Japan’s nuclear reactors are switched off for routine maintenance and security checks once every 13 months. In order to restart each reactor after this periodic maintenance both Japan’s nuclear safety agency, and also “the local community” have to give their formal agreements. Before the Fukushima disaster, both these two agreements were a formality and given quickly. Since the Fukushima disaster however, the approval by the newly formed Nuclear Safety Agency has been a far higher barrier to overcome.

However, more importantly, it has turned out that “the local community” who’s approval is also necessary is in some cases not well defined. Therefore many community authorities which in the past did not raise their voices, now join in the decision making process. In addition, some regional administrative leaders, such as the Governor of Niigata-ken, have expressed their very strong distrust in current management of nuclear power stations, and are refusing to give their agreement, without which the restart of nuclear power stations within the Prefecture they govern is impossible.

Nuclear power is mainly replaced by LNG

For the time being, nuclear power is replaced predominantly by electricity generation from Liquid Natural Gas (LNG). As a consequence Japan’s payments for LNG are at an all-time high.

You will find detailed statistics and analysis of Japan’s electricity and energy situation in our report on Japan’s Energy Sector.

Japan's last operating nuclear power station was switched off on Monday Sept 16, 2013.
Japan’s last operating nuclear power station was switched off on Monday Sept 16, 2013.

Japan’s last operating nuclear reactor (No. 4 reactor at KEPCO’s Oi plant) was switched off on Monday, Sept 16, 2013. Since then Japan is nuclear free. It is unclear when nuclear power plants will be operated again in Japan.

Read detailed analysis in our report on Japan’s Energy Sector.

Copyright·©2013 ·Eurotechnology Japan KK·All Rights Reserved·

  • taser_this

    Japan is one of the most active countries in Cold Fusion (LENR) research. Both the Toyota group and Mitsubishi Heavy Industries continue to make investment in research in this area, and contribute materially to the field. This may be the next wave of energy based on safe nuclear reactions that Japan adopts.

  • g_fasol

    Thanks for your comment, but I apologize to disagree completely. Cold Fusion created some attention with Pons and Fleischmann’s reports around 1989, but today I don’t think that you’ll find many people working on cold fusion. Regarding cold fusion work at Toyota, as far as I know (according to Wikipedia here) Pons and Fleischmann left their posts in the USA, and joined Toyota’s MRA lab in France, but that was closed in 1998.

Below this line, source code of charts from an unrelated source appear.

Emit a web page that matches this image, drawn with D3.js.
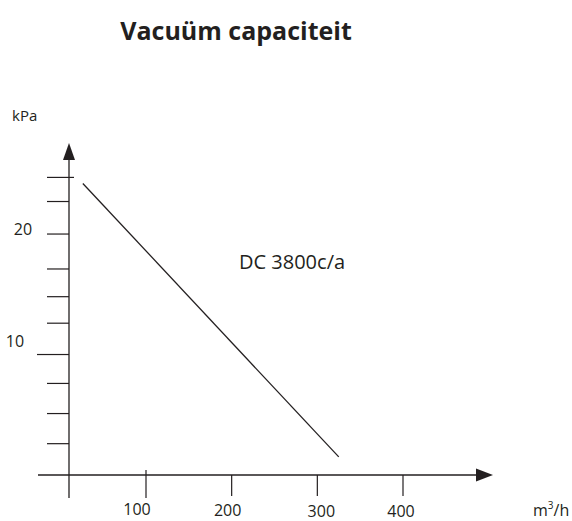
<!DOCTYPE html>
<html>
<head>
<meta charset="utf-8">
<script src="https://cdn.jsdelivr.net/npm/d3@7"></script>
<style>
body { margin: 0; background: #fff; }
svg text { font-family: "Open Sans", "Noto Sans", sans-serif; fill: #231f20; }
</style>
</head>
<body>
<div id="chart"></div>
<script>
// chart values
const title = "Vacuüm capaciteit";
const seriesName = "DC 3800c/a";
const xUnit = "m³/h";
const yUnit = "kPa";
const xTicks = [100, 200, 300, 400];
const yLabels = [10, 20];
// tick marks on the pressure axis, as drawn (not evenly spaced)
const yTicks = [2.6, 5.1, 7.6, 10, 12.6, 14.8, 17.1, 20, 22.7, 24.7];
// capacity curve: flow (m3/h) vs vacuum (kPa)
const flow = [18, 325];
const vacuum = [24.2, 1.5];

const width = 572, height = 521;

const svg = d3.select("#chart")
.append("svg")
.attr("width", width)
.attr("height", height);

// x scale: the drawing has its origin a bit closer to 100 than the rest of the spacing
const x = d3.scaleLinear()
.domain([0, 100, 400])
.range([69, 146, 403]);

const y = d3.scaleLinear()
.domain([0, 25])
.range([475, 173.8]);

const ink = "#231f20";

// title
svg.append("text")
.attr("x", 236)
.attr("y", 40)
.attr("text-anchor", "middle")
.style("font-size", "25px")
.style("font-weight", "bold")
.text(title);

// x axis line + arrow
svg.append("line")
.attr("x1", 38).attr("x2", 478)
.attr("y1", y(0)).attr("y2", y(0))
.attr("stroke", ink).attr("stroke-width", 1.3);
svg.append("path")
.attr("d", `M476,${y(0) - 6.5}L493,${y(0)}L476,${y(0) + 6.5}Z`)
.attr("fill", ink);

// y axis line + arrow
svg.append("line")
.attr("x1", x(0)).attr("x2", x(0))
.attr("y1", 498).attr("y2", 158)
.attr("stroke", ink).attr("stroke-width", 1.3);
svg.append("path")
.attr("d", `M${x(0) - 6},160L${x(0)},143L${x(0) + 6},160Z`)
.attr("fill", ink);

// y ticks
svg.append("g")
.selectAll("line")
.data(yTicks)
.join("line")
.attr("x1", d => d === 10 ? x(0) - 32 : x(0) - 22)
.attr("x2", (d, i) => i === yTicks.length - 1 ? x(0) + 5 : x(0))
.attr("y1", d => y(d))
.attr("y2", d => y(d))
.attr("stroke", ink)
.attr("stroke-width", 1.2);

svg.append("g")
.selectAll("text")
.data(yLabels)
.join("text")
.attr("x", d => d === 10 ? 15 : 23)
.attr("y", d => d === 10 ? y(d) - 8 : y(d) + 1)
.attr("text-anchor", "middle")
.style("font-size", "16px")
.text(d => d);

// x ticks
svg.append("g")
.selectAll("line")
.data(xTicks)
.join("line")
.attr("x1", d => x(d))
.attr("x2", d => x(d))
.attr("y1", (d, i) => i === 0 ? y(0) - 5 : y(0))
.attr("y2", (d, i) => i === 0 ? 498 : 496)
.attr("stroke", ink)
.attr("stroke-width", 1.2);

svg.append("g")
.selectAll("text")
.data(xTicks)
.join("text")
.attr("x", (d, i) => x(d) + [-9, -4, 4, -2][i])
.attr("y", (d, i) => [515, 516, 517, 517][i])
.attr("text-anchor", "middle")
.style("font-size", "16px")
.text(d => d);

// units
svg.append("text")
.attr("x", 12).attr("y", 121)
.style("font-size", "15px")
.text(yUnit);

const ux = svg.append("text")
.attr("x", 533).attr("y", 516)
.style("font-size", "16px");
ux.append("tspan").text("m");
ux.append("tspan").attr("dy", -7).style("font-size", "10px").text("3");
ux.append("tspan").attr("dy", 7).text("/h");

// capacity line
const pts = flow.map((f, i) => [f, vacuum[i]]);
svg.append("path")
.attr("d", d3.line().x(d => x(d[0])).y(d => y(d[1]))(pts))
.attr("fill", "none")
.attr("stroke", ink)
.attr("stroke-width", 1.3);

// series label
svg.append("text")
.attr("x", 239)
.attr("y", 269)
.style("font-size", "20px")
.text(seriesName);
</script>
</body>
</html>
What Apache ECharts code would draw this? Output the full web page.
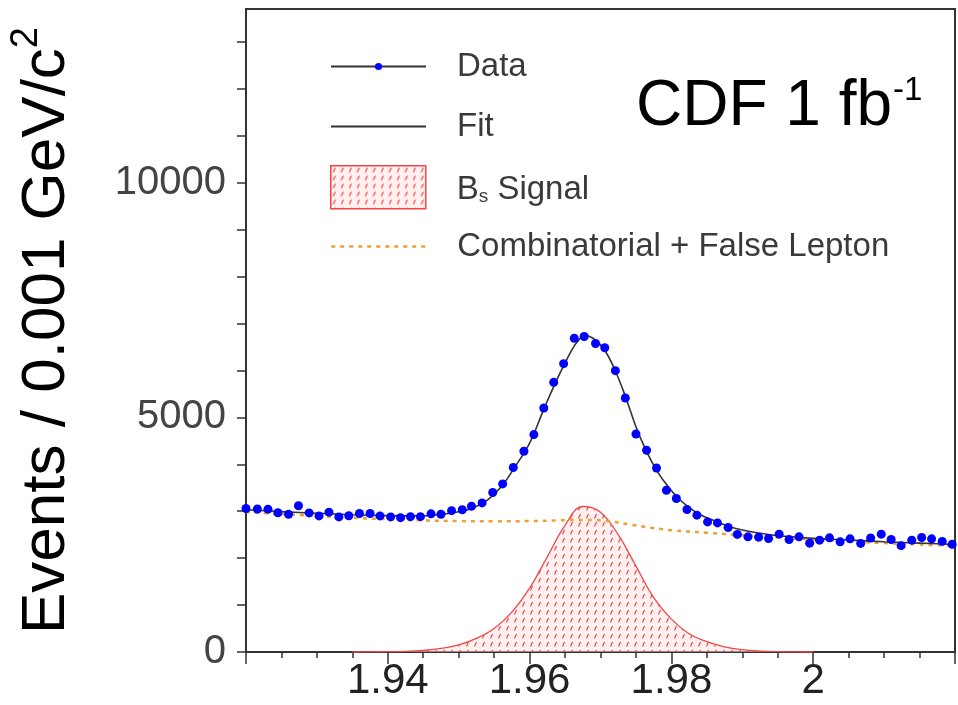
<!DOCTYPE html>
<html><head><meta charset="utf-8">
<script src="https://cdn.jsdelivr.net/npm/echarts@6/dist/echarts.min.js"></script>
<style>html,body{margin:0;padding:0;background:#fff}#c{width:958px;height:705px}</style>
</head><body><div id="c"></div>
<script>
// ---- data ----
const massX = [1.9200,1.9216,1.9231,1.9245,1.9260,1.9274,1.9289,1.9303,1.9317,1.9331,
  1.9345,1.9360,1.9375,1.9389,1.9404,1.9418,1.9432,1.9446,1.9461,1.9475,
  1.9490,1.9505,1.9518,1.9533,1.9548,1.9562,1.9577,1.9592,1.9606,1.9620,
  1.9634,1.9648,1.9663,1.9677,1.9693,1.9706,1.9721,1.9735,1.9750,1.9765,
  1.9779,1.9793,1.9807,1.9822,1.9836,1.9851,1.9865,1.9880,1.9893,1.9908,
  1.9923,1.9937,1.9952,1.9966,1.9980,1.9995,2.0009,2.0023,2.0038,2.0052,
  2.0067,2.0081,2.0096,2.0110,2.0124,2.0139,2.0153,2.0167,2.0182,2.0196];
const counts = [3057,3047,3043,2968,2936,3117,2964,2900,2979,2879,
  2904,2951,2951,2900,2879,2862,2883,2883,2943,2936,
  3011,3032,3106,3177,3398,3581,3930,4277,4632,5198,
  5745,6143,6685,6723,6574,6483,5994,5411,4645,4298,
  3921,3447,3270,3036,2915,2772,2751,2653,2506,2453,
  2447,2419,2511,2398,2453,2319,2383,2432,2347,2411,
  2313,2430,2511,2398,2266,2383,2440,2411,2357,2294];

const fitX = [1.920,1.925,1.930,1.935,1.940,1.944,1.947,1.950,1.952,1.954,1.956,1.958,1.960,1.962,1.964,1.966,1.967,1.9678,1.969,1.9705,1.972,1.9735,1.975,1.9765,1.978,1.9795,1.981,1.9825,1.984,1.986,1.988,1.990,1.993,1.996,2.000,2.005,2.010,2.015,2.020];
const fitY = [3030,2990,2955,2925,2905,2900,2925,2990,3070,3230,3520,3960,4450,5170,5850,6450,6660,6745,6680,6450,6020,5450,4800,4270,3850,3530,3270,3080,2930,2800,2680,2600,2520,2465,2420,2385,2350,2320,2290];

const signalX = [1.935,1.9375,1.940,1.9425,1.945,1.9475,1.950,1.9525,1.955,1.9575,1.960,1.9625,1.965,1.9675,1.970,1.9725,1.975,1.9775,1.980,1.9825,1.985,1.9875,1.990,1.9925,1.995,1.9975,2.000];
const signalY = [0,3,8,15,35,75,150,290,500,850,1360,2030,2700,3100,2980,2500,1830,1160,700,390,220,110,50,20,6,1,0];

const bkgX = [1.920,1.925,1.930,1.935,1.940,1.945,1.950,1.955,1.960,1.964,1.968,1.971,1.974,1.977,1.980,1.985,1.990,1.995,2.000,2.005,2.010,2.015,2.020];
const bkgY = [2985,2940,2900,2860,2830,2805,2790,2785,2790,2805,2815,2790,2720,2650,2595,2540,2490,2440,2395,2355,2320,2290,2260];

const xLabelValues = [1.94,1.96,1.98,2.00];
const yLabelValues = [0,5000,10000];
const yTickValues = [0,1000,2000,3000,4000,5000,6000,7000,8000,9000,10000,11000,12000,13000];

const zip = (a,b) => a.map((v,i)=>[v,b[i]]);
const FONT = "'Liberation Sans', Arial, sans-serif";

// hatch pattern for the signal area
const tile = document.createElement('canvas');
tile.width = 8; tile.height = 8;
const g = tile.getContext('2d');
g.fillStyle = 'rgba(255,228,228,0.5)'; g.fillRect(0,0,8,8);
g.strokeStyle = '#ff3a3a'; g.lineWidth = 1.1;
g.beginPath(); g.moveTo(2.5,6.5); g.lineTo(4.5,2); g.stroke();
const hatch = {image: tile, repeat: 'repeat'};

const chart = echarts.init(document.getElementById('c'), null, {renderer:'canvas'});
const legendText = {fontSize:33, color:'#3a3a3a', fontFamily:FONT, padding:[0,0,0,26]};
chart.setOption({
  animation:false,
  backgroundColor:'#fff',
  grid:{left:245, right:3, top:9, bottom:53, show:true, borderColor:'#333', borderWidth:2, containLabel:false},
  title:{
    text:'{a|CDF 1 fb}{s|-1}', left:631, top:64,
    textStyle:{fontWeight:'normal', rich:{
      a:{fontSize:64, color:'#000', fontWeight:'normal', fontFamily:FONT, verticalAlign:'bottom', lineHeight:70},
      s:{fontSize:33, color:'#000', fontWeight:'normal', fontFamily:FONT, verticalAlign:'top', lineHeight:34, padding:[5,0,0,1]}
    }}
  },
  legend:[
    {data:['Data'], left:330, top:50, padding:0, itemWidth:95, itemHeight:9, selectedMode:false,
     textStyle:legendText, lineStyle:{color:'#333', width:2, opacity:1}, itemStyle:{color:'#0000ff', opacity:1}},
    {data:['Fit'], left:330, top:110, padding:0, itemWidth:95, itemHeight:8, selectedMode:false,
     textStyle:legendText, lineStyle:{color:'#333', width:2, opacity:1}, itemStyle:{opacity:0}},
    {data:['Bs Signal'], left:330, top:165, padding:0, itemWidth:95, itemHeight:43, icon:'rect', selectedMode:false,
     itemStyle:{color:hatch, borderColor:'#ff4040', borderWidth:1.5},
     formatter:()=>'{a|B}{sub|s}{a| Signal}',
     textStyle:Object.assign({}, legendText, {rich:{
       a:{fontSize:33, color:'#3a3a3a', fontFamily:FONT, verticalAlign:'bottom', lineHeight:38},
       sub:{fontSize:19, color:'#3a3a3a', fontFamily:FONT, verticalAlign:'bottom', lineHeight:30}
     }})},
    {data:['Combinatorial + False Lepton'], left:330, top:230, padding:0, itemWidth:95, itemHeight:8, selectedMode:false,
     textStyle:legendText, lineStyle:{width:2.5, opacity:1}, itemStyle:{opacity:0}}
  ],
  xAxis:{
    type:'value', min:1.92, max:2.02, interval:0.02,
    axisLine:{show:true, onZero:false, lineStyle:{color:'#333', width:2}},
    axisTick:{show:true, length:12, lineStyle:{color:'#333', width:1.5}},
    minorTick:{show:true, splitNumber:4, length:6, lineStyle:{color:'#333', width:1.5}},
    axisLabel:{customValues:xLabelValues, formatter:v=>String(Math.round(v*100)/100), fontSize:42, color:'#222', margin:8, fontFamily:FONT},
    splitLine:{show:false}
  },
  yAxis:{
    type:'value', min:0, max:13700, interval:1000,
    axisLine:{show:true, lineStyle:{color:'#333', width:2}},
    axisTick:{show:true, length:9, customValues:yTickValues, lineStyle:{color:'#333', width:1.5}},
    axisLabel:{customValues:yLabelValues, formatter:v=>String(v), fontSize:40, color:'#444', margin:20, fontFamily:FONT},
    splitLine:{show:false},
    name:'{a|Events / 0.001 GeV/c}{sup|2}', nameLocation:'middle', nameGap:168, nameRotate:90,
    nameTextStyle:{rich:{
      a:{fontSize:62, color:'#000', fontFamily:FONT, verticalAlign:'bottom', lineHeight:70},
      sup:{fontSize:38, color:'#000', fontFamily:FONT, verticalAlign:'top', lineHeight:40}
    }}
  },
  series:[
    {name:'Bs Signal', type:'line', data:zip(signalX, signalY), smooth:0.4, symbol:'none',
     lineStyle:{color:'#f04848', width:1.3}, itemStyle:{color:'#f04848'}, areaStyle:{color:hatch, opacity:1}, z:1},
    {name:'Combinatorial + False Lepton', type:'line', data:zip(bkgX, bkgY), smooth:0.4, symbol:'none',
     lineStyle:{color:'#eba032', width:2.5, type:[4,5]}, itemStyle:{color:'#eba032'}, z:2},
    {name:'Fit', type:'line', data:zip(fitX, fitY), smooth:0.4, symbol:'none',
     lineStyle:{color:'#333', width:1.6}, itemStyle:{color:'#333'}, z:3},
    {name:'Data', type:'line', data:zip(massX, counts), symbol:'circle', symbolSize:9, showSymbol:true,
     lineStyle:{width:0, opacity:0}, itemStyle:{color:'#0000ff'}, z:4}
  ]
});
</script></body></html>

    In any case nuclear energy in Japan was never the “next wave of energy”, but only contributed about 30% to Japan’s energy mix (see our report on Japan’s Energy). I think that there is extremely little hope that cold fusion will ever play any role in any energy mix – but even in the extremely unlikely case that it will, it will never be “the next wave of energy”, but would in that unlikely case just contribute a few percent to Japan’s energy mix.

  • Christian

    Thanks for the very interesting update. For gas buyers in Europe, it will be a price driving factor if and when Japan will continue to pull strongly on the global LNG market.
    Following the recent regulation changes, I was with those who expected a swift restart of some nuclear plant.

    Will Japan Inc. be able to afford the permanent nuclear exit ?
    Renewables are good, but equally expensive (with current regime) and are intermittent after all.
    One needs stable supply of electricity to power a modern society…

  • g_fasol

    Christian – good to hear from you and interesting comment, thank you! Regarding LNG, yes, Japan did pull in strongly already,essentially most of nuclear power has been replaces by LNG, after the switch-off of all Japanese nuclear power stations, which used to supply about 30% of Japan’s electricity. No swift restart will happen. It will take a considerable time – maybe one year or longer.

    [Will Japan Inc be able to afford the permanent nuclear exit?] Good question. At the moment the energy payments are a huge load, both on balance of payments, and also on companies and households. This will lead to any amount of reactions to reduce payments – that might range from energy savings, to moving energy intensive production out of Japan. Regarding “permanent nuclear exit” – at the moment there is no certainty of permanent nuclear exit. This was decided by the previous government, but the current LDP government seems to have reversed the nuclear exit – but no long-term energy plan exists yet except for that of the previous government. At the moment Japan’s energy policy is totally up in the air.

    Yes, renewables are “expensive” – but that depends on time, location, etc, and also on how costs of the nuclear disaster and decommissioning of old nuclear power stations is accounted for.